JACKSON, Miss. — The Mississippi Civil Rights Museum has joined Atlanta and other cities in building edifices dedicated to addressing America’s complex history of race relations.

The $100 million National Center for Civil and Human Rights in Atlanta, which will focus not just on the history of the civil rights movement but also the ongoing issues of human rights around the world, is scheduled to open next spring near the Coke Museum and the Georgia Aquarium downtown. It will contain 42,000 square feet and have indoor and outdoor learning spaces.

LaTasha Smith, a museum spokesperson, said everything is on schedule and the ribbon will be cut next May 22 on the project, which was first studied in 2005. There will be a weekend of special events to commemorate the opening.

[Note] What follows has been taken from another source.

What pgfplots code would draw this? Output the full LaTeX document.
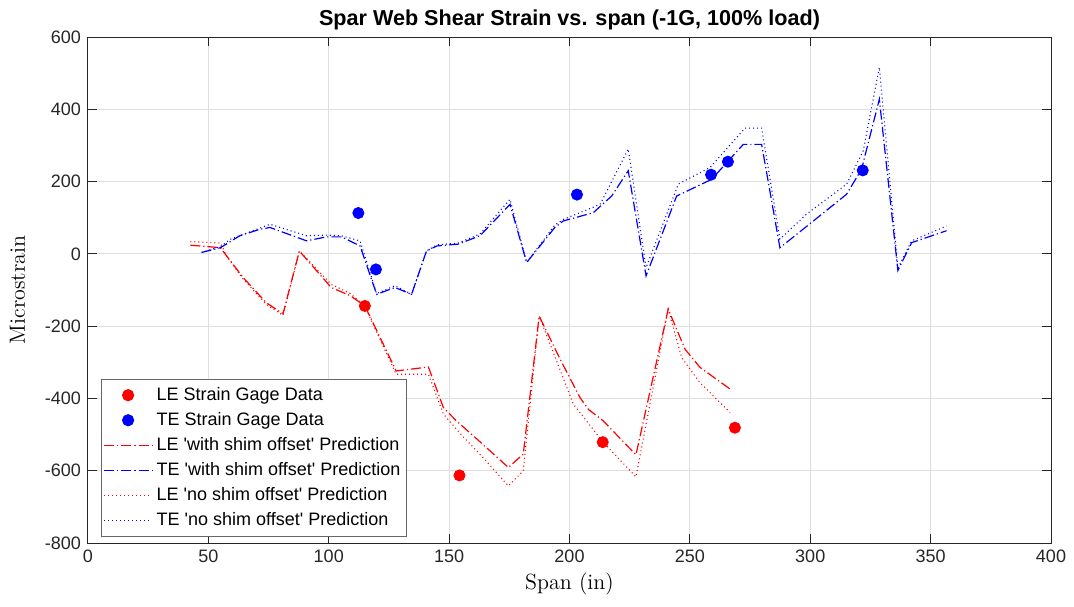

It will join the National Civil Rights Museum, which opened in 1991 in Memphis at the Lorraine Motel, where the Rev. Martin Luther King Jr. was assassinated in 1968. In Alabama, the Birmingham Civil Rights Institute opened in 1992. And the National Museum of African American History and Culture is scheduled to open in 2015 in the nation’s capital.

Myrlie Evers-Williams, the wife of murdered Mississippi civil rights worker Medgar Evers, expressed satisfication on Mississippi breaking ground on its museum.

“I could not help but think about how far we have come to this point, and how proud I am of Mississippi and how proud I am that these two buildings are going to show the world — not only the state of Mississippi, not only other states, but the world—who we are, where we have been, where we are today and where we are going,” she said.

Hank Holmes, director of the state Department of Archives and History, said the exhibits won’t minimize the parts of the past that some might consider embarrassing or uncomfortable.

“There is no sugar coating,” Holmes said.

The civil rights museum, focusing on 1945-70, will display the rifle that a white supremacist used in 1963 to kill Medgar Evers, whose slaying helped propel the struggle for equality to national attention.

Also, it will have among its displays information about the 1955 slaying of Emmett Till, a 14-year-old African-American from Chicago who was said to have whistled at a white woman in a rural Mississippi grocery store. Till was kidnapped, badly beaten and shot in the head, and his body dumped in the Tallahatchie River. Till’s mother allowed photos of his brutalized body to be published, galvanizing the fledgling civil rights movement.

Like many Deep South states, Mississippi had segregated schools and public facilities until the 1960s and 1970s — facilities that people in power once falsely labeled “separate but equal.” Holmes said African-Americans’ stories will be integrated into both museums, not simply segregated into the civil rights segment.

“Stories help connect us. They are how history has been shared and handed down for centuries,” Evers-Williams and Cochran wrote in an essay. “They inspire us, teach us, and, sometimes, embarrass us. Mississippi, in many ways, provides America with a clear look into the mirror.”